• Short exercise
Pull out exactly the lines from the line containing "Give me the matplotlib source for this chart." to the line containing "s.set_linewidth(1.1)", both lines included, with pictures removed from the copy.

• Provided data
* Start *

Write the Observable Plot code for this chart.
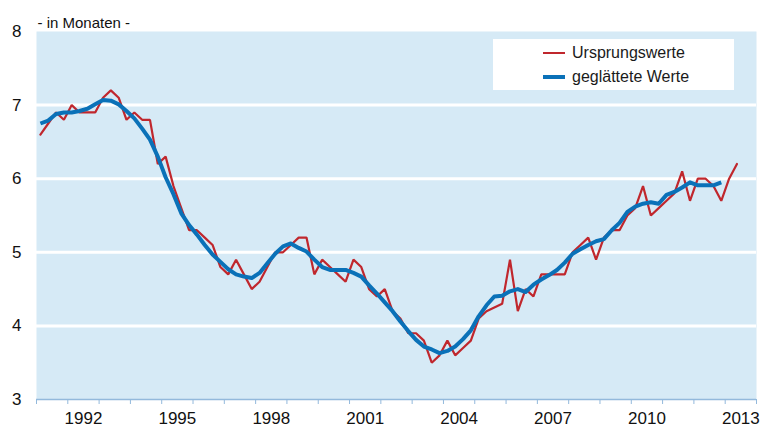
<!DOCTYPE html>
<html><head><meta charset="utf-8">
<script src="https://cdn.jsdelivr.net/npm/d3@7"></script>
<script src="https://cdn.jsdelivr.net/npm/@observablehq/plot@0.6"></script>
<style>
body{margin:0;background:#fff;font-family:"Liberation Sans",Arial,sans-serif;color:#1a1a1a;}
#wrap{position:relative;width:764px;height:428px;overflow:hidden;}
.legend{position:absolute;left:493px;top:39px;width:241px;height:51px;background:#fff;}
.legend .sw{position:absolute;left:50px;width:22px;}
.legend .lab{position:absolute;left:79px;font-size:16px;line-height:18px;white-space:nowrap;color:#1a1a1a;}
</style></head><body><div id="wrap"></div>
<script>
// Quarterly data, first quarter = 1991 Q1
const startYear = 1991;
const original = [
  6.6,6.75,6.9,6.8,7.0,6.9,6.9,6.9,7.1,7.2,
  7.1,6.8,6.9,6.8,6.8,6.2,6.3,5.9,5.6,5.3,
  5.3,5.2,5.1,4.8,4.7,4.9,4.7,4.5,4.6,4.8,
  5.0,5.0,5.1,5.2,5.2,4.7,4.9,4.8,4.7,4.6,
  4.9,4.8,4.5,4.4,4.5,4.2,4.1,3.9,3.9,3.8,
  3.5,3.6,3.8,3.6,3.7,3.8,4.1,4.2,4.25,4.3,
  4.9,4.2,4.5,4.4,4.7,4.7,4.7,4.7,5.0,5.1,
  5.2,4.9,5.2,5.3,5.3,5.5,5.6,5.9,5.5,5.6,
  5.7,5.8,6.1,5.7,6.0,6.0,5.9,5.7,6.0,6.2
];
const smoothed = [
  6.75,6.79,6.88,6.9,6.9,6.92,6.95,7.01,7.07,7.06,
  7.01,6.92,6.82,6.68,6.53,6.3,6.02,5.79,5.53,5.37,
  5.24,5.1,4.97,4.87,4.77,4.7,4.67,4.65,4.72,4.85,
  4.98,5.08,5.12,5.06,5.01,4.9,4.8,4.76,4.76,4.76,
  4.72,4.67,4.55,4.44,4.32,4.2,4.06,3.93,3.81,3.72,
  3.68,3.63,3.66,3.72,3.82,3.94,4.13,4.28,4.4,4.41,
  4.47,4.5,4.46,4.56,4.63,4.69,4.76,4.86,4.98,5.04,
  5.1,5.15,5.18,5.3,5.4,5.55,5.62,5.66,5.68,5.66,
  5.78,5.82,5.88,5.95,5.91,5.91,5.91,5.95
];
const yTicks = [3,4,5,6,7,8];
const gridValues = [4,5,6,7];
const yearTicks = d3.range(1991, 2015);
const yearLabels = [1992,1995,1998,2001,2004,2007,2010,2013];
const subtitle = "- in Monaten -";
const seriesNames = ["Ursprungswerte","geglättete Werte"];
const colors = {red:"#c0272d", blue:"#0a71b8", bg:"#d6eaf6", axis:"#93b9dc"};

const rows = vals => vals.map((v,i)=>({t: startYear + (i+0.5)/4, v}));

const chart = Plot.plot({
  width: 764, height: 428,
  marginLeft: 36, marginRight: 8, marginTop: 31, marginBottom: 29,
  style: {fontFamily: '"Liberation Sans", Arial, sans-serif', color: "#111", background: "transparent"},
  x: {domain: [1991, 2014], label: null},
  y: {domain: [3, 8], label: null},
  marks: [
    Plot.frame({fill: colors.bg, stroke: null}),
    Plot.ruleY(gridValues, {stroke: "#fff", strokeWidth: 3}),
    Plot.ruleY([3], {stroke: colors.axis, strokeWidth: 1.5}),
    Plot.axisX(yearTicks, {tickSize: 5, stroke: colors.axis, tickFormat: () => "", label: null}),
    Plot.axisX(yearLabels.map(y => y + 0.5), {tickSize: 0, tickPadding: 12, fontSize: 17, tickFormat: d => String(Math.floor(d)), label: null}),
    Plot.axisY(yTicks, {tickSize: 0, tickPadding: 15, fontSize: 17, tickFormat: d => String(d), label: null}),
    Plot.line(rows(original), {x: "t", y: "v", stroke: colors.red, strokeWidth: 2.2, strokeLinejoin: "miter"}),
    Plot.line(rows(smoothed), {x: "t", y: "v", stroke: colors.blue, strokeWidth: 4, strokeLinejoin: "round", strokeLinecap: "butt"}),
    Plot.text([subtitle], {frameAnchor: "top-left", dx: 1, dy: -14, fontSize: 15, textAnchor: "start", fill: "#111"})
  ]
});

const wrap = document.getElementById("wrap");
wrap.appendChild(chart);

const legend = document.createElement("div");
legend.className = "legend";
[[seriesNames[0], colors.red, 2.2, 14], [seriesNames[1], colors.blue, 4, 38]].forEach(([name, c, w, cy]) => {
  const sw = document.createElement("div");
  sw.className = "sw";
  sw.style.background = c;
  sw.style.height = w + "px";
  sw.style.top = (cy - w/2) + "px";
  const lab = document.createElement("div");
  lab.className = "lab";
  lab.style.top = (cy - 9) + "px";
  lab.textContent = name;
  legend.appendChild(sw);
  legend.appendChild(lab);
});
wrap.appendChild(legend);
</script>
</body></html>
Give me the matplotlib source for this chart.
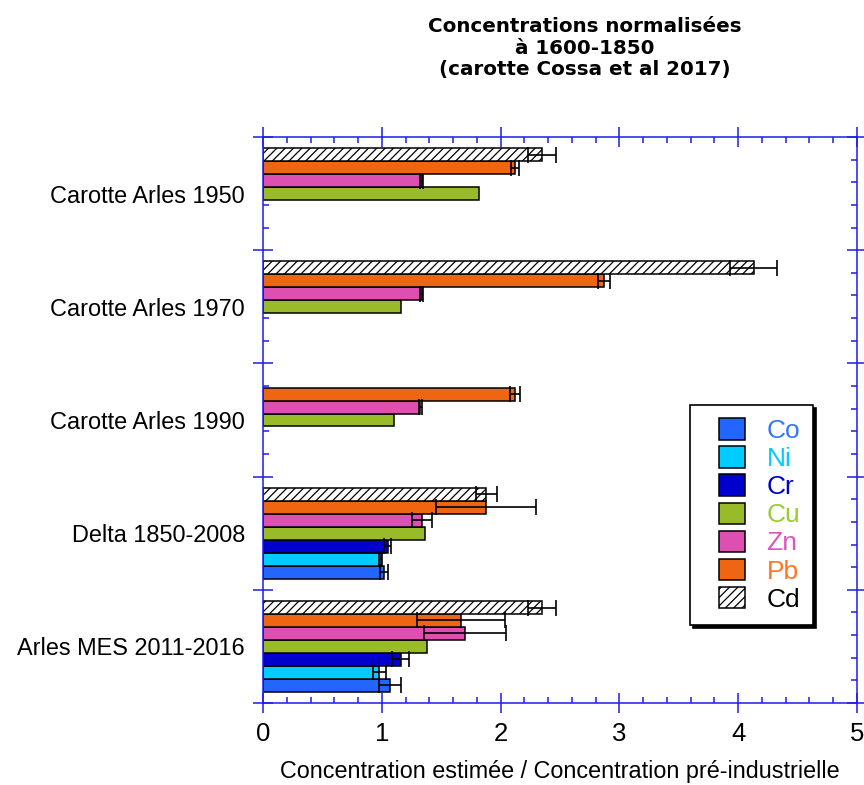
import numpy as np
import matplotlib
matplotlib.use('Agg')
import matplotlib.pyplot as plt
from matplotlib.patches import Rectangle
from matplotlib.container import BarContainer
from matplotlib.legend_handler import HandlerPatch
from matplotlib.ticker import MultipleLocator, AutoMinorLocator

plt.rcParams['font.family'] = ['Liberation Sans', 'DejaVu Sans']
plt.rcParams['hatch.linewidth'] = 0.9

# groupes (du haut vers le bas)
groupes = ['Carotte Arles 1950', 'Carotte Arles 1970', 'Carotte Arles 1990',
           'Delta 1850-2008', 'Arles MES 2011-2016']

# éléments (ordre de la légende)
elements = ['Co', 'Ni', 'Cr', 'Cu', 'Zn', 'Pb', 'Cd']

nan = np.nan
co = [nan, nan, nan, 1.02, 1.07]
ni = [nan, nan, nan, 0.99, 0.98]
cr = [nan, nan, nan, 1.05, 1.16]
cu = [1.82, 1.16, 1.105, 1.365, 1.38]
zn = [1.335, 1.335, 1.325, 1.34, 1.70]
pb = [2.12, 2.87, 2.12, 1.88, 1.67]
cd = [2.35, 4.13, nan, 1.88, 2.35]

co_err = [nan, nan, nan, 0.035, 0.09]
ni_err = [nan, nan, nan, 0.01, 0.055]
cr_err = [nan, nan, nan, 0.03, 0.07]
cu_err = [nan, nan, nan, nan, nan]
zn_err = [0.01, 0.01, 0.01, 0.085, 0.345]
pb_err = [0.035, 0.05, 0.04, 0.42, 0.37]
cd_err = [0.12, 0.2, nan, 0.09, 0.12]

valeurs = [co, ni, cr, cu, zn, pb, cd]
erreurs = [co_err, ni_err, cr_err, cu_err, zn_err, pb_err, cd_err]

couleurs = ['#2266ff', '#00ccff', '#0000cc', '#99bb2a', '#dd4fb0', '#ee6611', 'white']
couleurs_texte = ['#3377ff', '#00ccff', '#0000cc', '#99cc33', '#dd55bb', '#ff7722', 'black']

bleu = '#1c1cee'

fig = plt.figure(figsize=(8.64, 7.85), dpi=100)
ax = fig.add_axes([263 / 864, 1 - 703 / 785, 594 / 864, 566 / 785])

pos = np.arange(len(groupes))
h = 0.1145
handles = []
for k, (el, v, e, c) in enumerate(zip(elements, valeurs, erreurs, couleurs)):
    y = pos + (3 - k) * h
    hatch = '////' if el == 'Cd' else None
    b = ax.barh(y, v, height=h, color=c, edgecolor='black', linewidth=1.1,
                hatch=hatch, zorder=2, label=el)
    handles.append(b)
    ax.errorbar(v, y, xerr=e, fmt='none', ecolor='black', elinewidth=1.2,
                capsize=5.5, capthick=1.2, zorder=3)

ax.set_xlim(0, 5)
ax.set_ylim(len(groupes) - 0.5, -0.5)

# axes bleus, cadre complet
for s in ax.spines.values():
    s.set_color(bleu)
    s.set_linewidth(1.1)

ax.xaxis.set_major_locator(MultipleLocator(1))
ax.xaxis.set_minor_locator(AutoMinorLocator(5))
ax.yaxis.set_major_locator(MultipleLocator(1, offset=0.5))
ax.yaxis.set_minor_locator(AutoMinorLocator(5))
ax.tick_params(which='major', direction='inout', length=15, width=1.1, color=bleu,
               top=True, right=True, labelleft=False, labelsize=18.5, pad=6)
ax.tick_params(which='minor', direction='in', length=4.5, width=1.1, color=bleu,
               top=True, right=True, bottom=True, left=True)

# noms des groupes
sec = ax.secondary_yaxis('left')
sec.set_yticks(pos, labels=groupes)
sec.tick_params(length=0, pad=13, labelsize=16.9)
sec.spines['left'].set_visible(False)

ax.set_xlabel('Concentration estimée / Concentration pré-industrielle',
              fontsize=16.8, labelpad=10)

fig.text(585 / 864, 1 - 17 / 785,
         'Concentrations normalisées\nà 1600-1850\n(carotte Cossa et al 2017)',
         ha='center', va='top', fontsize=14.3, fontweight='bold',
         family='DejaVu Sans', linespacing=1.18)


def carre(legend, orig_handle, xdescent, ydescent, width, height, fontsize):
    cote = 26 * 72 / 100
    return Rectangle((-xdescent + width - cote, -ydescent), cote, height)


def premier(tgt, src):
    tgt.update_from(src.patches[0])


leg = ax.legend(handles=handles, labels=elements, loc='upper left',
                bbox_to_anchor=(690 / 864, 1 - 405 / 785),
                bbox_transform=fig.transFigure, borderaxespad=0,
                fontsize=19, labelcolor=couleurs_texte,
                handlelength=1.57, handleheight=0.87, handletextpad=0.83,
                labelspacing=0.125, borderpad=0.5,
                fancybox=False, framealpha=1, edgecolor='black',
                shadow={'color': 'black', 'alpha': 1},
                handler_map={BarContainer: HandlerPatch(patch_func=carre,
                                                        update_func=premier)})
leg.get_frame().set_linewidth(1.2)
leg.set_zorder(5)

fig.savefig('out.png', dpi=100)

* End *

• Result for this task
Give me the matplotlib source for this chart.
import numpy as np
import matplotlib
matplotlib.use('Agg')
import matplotlib.pyplot as plt
from matplotlib.patches import Rectangle
from matplotlib.container import BarContainer
from matplotlib.legend_handler import HandlerPatch
from matplotlib.ticker import MultipleLocator, AutoMinorLocator

plt.rcParams['font.family'] = ['Liberation Sans', 'DejaVu Sans']
plt.rcParams['hatch.linewidth'] = 0.9

# groupes (du haut vers le bas)
groupes = ['Carotte Arles 1950', 'Carotte Arles 1970', 'Carotte Arles 1990',
           'Delta 1850-2008', 'Arles MES 2011-2016']

# éléments (ordre de la légende)
elements = ['Co', 'Ni', 'Cr', 'Cu', 'Zn', 'Pb', 'Cd']

nan = np.nan
co = [nan, nan, nan, 1.02, 1.07]
ni = [nan, nan, nan, 0.99, 0.98]
cr = [nan, nan, nan, 1.05, 1.16]
cu = [1.82, 1.16, 1.105, 1.365, 1.38]
zn = [1.335, 1.335, 1.325, 1.34, 1.70]
pb = [2.12, 2.87, 2.12, 1.88, 1.67]
cd = [2.35, 4.13, nan, 1.88, 2.35]

co_err = [nan, nan, nan, 0.035, 0.09]
ni_err = [nan, nan, nan, 0.01, 0.055]
cr_err = [nan, nan, nan, 0.03, 0.07]
cu_err = [nan, nan, nan, nan, nan]
zn_err = [0.01, 0.01, 0.01, 0.085, 0.345]
pb_err = [0.035, 0.05, 0.04, 0.42, 0.37]
cd_err = [0.12, 0.2, nan, 0.09, 0.12]

valeurs = [co, ni, cr, cu, zn, pb, cd]
erreurs = [co_err, ni_err, cr_err, cu_err, zn_err, pb_err, cd_err]

couleurs = ['#2266ff', '#00ccff', '#0000cc', '#99bb2a', '#dd4fb0', '#ee6611', 'white']
couleurs_texte = ['#3377ff', '#00ccff', '#0000cc', '#99cc33', '#dd55bb', '#ff7722', 'black']

bleu = '#1c1cee'

fig = plt.figure(figsize=(8.64, 7.85), dpi=100)
ax = fig.add_axes([263 / 864, 1 - 703 / 785, 594 / 864, 566 / 785])

pos = np.arange(len(groupes))
h = 0.1145
handles = []
for k, (el, v, e, c) in enumerate(zip(elements, valeurs, erreurs, couleurs)):
    y = pos + (3 - k) * h
    hatch = '////' if el == 'Cd' else None
    b = ax.barh(y, v, height=h, color=c, edgecolor='black', linewidth=1.1,
                hatch=hatch, zorder=2, label=el)
    handles.append(b)
    ax.errorbar(v, y, xerr=e, fmt='none', ecolor='black', elinewidth=1.2,
                capsize=5.5, capthick=1.2, zorder=3)

ax.set_xlim(0, 5)
ax.set_ylim(len(groupes) - 0.5, -0.5)

# axes bleus, cadre complet
for s in ax.spines.values():
    s.set_color(bleu)
    s.set_linewidth(1.1)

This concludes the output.